▶ Task description: Look through the lines below and extract each one that contains "chart".

▶ Supplied data:
----------
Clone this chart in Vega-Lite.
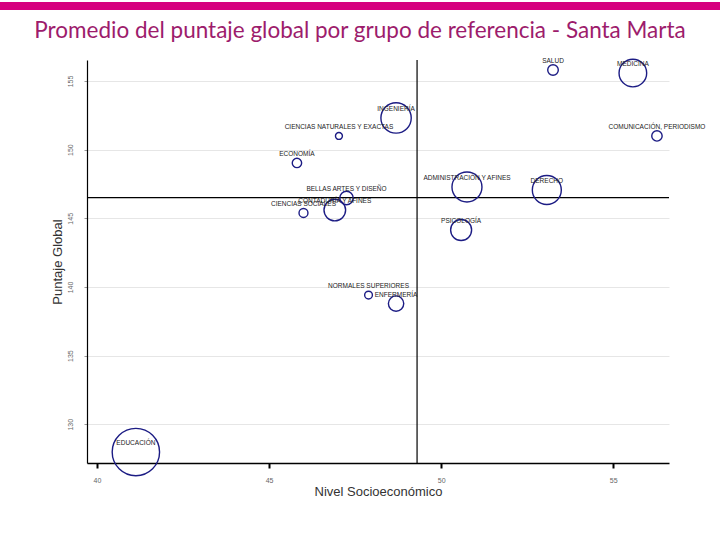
----------
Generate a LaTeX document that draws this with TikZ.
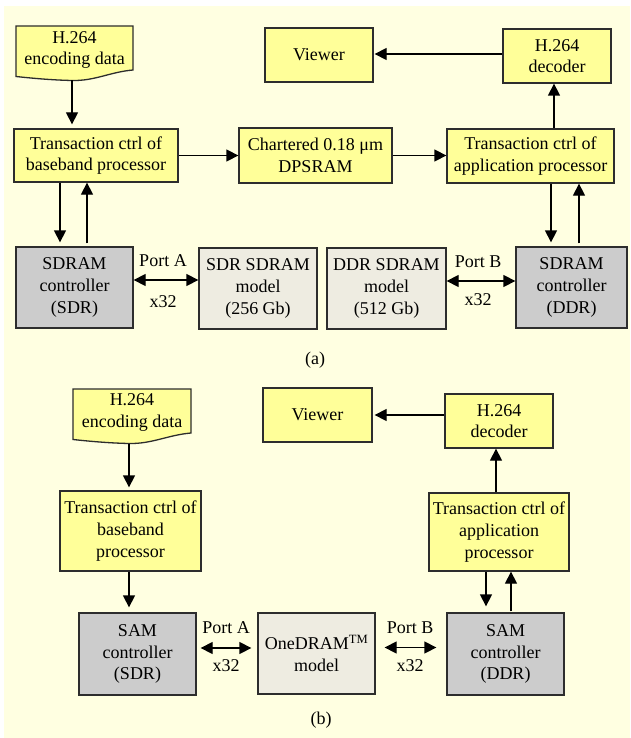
----------
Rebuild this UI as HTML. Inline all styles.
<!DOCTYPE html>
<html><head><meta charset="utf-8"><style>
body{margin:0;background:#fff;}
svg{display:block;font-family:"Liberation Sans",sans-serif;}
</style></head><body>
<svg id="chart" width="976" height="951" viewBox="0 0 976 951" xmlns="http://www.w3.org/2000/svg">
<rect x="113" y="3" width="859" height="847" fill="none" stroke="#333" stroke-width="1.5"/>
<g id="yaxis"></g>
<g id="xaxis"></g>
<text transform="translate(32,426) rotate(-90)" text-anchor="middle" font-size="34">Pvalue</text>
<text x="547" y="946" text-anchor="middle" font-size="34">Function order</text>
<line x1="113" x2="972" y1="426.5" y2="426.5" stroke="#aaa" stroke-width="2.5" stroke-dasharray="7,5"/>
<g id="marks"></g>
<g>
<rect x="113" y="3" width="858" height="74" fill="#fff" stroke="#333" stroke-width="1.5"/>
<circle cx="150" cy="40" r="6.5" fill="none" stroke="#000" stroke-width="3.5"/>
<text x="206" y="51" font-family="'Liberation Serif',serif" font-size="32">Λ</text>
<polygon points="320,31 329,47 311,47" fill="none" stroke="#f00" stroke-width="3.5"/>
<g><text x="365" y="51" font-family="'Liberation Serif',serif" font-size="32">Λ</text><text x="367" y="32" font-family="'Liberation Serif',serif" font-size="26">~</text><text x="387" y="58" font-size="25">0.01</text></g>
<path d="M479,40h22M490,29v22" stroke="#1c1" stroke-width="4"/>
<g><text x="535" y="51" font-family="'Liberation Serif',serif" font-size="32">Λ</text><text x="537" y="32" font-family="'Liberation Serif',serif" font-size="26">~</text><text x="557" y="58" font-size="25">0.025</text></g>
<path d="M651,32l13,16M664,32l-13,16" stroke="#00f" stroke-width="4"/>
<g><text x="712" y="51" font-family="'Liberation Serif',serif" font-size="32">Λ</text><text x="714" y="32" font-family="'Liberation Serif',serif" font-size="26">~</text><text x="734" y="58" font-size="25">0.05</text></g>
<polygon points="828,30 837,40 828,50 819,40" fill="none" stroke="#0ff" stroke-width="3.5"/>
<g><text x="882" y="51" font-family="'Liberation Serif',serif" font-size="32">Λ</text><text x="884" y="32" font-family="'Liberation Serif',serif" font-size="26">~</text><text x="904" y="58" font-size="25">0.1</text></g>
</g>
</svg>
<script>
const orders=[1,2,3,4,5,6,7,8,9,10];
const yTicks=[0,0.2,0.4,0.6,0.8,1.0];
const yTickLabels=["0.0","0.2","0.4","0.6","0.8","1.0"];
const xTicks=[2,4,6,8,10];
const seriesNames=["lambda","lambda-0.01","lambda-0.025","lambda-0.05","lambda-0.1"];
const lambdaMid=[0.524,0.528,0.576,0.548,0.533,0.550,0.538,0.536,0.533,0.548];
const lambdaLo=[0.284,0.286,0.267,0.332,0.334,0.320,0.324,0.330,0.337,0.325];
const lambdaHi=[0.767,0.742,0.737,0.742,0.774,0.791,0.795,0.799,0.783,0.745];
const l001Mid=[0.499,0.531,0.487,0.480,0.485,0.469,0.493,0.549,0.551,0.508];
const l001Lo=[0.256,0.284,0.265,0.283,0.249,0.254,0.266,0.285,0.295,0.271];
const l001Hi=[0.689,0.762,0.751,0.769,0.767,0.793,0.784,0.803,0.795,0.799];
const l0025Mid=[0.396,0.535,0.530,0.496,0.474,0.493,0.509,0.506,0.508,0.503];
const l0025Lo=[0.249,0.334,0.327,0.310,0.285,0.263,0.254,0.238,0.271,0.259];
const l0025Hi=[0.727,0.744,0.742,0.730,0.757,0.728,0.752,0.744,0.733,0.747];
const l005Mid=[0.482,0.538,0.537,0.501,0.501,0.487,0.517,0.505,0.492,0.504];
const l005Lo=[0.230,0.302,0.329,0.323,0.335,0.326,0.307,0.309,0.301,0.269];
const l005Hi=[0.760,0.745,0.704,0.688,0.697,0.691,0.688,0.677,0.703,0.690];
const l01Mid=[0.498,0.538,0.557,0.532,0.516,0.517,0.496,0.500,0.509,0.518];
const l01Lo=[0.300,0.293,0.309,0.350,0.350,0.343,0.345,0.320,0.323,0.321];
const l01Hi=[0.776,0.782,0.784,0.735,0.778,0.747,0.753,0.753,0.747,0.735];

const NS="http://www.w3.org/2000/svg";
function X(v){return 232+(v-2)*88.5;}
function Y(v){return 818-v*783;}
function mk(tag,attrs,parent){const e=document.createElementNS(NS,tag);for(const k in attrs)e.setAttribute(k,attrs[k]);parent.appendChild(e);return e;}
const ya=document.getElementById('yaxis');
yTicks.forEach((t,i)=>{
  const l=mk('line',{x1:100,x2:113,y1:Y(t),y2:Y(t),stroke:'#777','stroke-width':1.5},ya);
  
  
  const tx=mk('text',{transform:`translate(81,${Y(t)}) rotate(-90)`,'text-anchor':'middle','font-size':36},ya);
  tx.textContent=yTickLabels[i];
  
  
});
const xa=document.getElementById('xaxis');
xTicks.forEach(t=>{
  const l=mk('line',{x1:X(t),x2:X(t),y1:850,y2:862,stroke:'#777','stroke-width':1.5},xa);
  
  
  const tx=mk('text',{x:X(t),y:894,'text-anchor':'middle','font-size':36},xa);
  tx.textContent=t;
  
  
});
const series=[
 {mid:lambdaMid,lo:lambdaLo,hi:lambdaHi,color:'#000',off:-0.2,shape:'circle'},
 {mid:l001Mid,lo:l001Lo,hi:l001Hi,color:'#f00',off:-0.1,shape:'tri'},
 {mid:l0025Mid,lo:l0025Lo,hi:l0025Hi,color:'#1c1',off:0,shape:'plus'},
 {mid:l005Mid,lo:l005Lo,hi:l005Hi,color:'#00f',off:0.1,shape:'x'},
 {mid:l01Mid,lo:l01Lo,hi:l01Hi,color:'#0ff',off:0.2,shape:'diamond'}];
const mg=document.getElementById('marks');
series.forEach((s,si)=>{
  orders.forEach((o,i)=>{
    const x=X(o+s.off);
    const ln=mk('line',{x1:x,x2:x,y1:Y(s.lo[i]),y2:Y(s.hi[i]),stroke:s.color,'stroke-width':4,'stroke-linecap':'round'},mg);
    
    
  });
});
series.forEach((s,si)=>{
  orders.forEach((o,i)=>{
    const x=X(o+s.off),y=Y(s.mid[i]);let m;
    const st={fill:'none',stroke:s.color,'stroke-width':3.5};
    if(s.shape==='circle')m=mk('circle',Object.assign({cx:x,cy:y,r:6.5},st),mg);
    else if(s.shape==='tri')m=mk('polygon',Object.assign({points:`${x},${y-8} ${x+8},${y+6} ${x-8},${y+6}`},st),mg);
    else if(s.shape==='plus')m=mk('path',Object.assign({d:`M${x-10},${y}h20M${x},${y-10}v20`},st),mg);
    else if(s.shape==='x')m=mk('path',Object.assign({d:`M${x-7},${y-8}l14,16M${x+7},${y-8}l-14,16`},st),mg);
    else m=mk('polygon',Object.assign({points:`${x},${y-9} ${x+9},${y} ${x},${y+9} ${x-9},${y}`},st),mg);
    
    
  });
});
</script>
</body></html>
----------
▶ Response:
Clone this chart in Vega-Lite.
<svg id="chart" width="976" height="951" viewBox="0 0 976 951" xmlns="http://www.w3.org/2000/svg">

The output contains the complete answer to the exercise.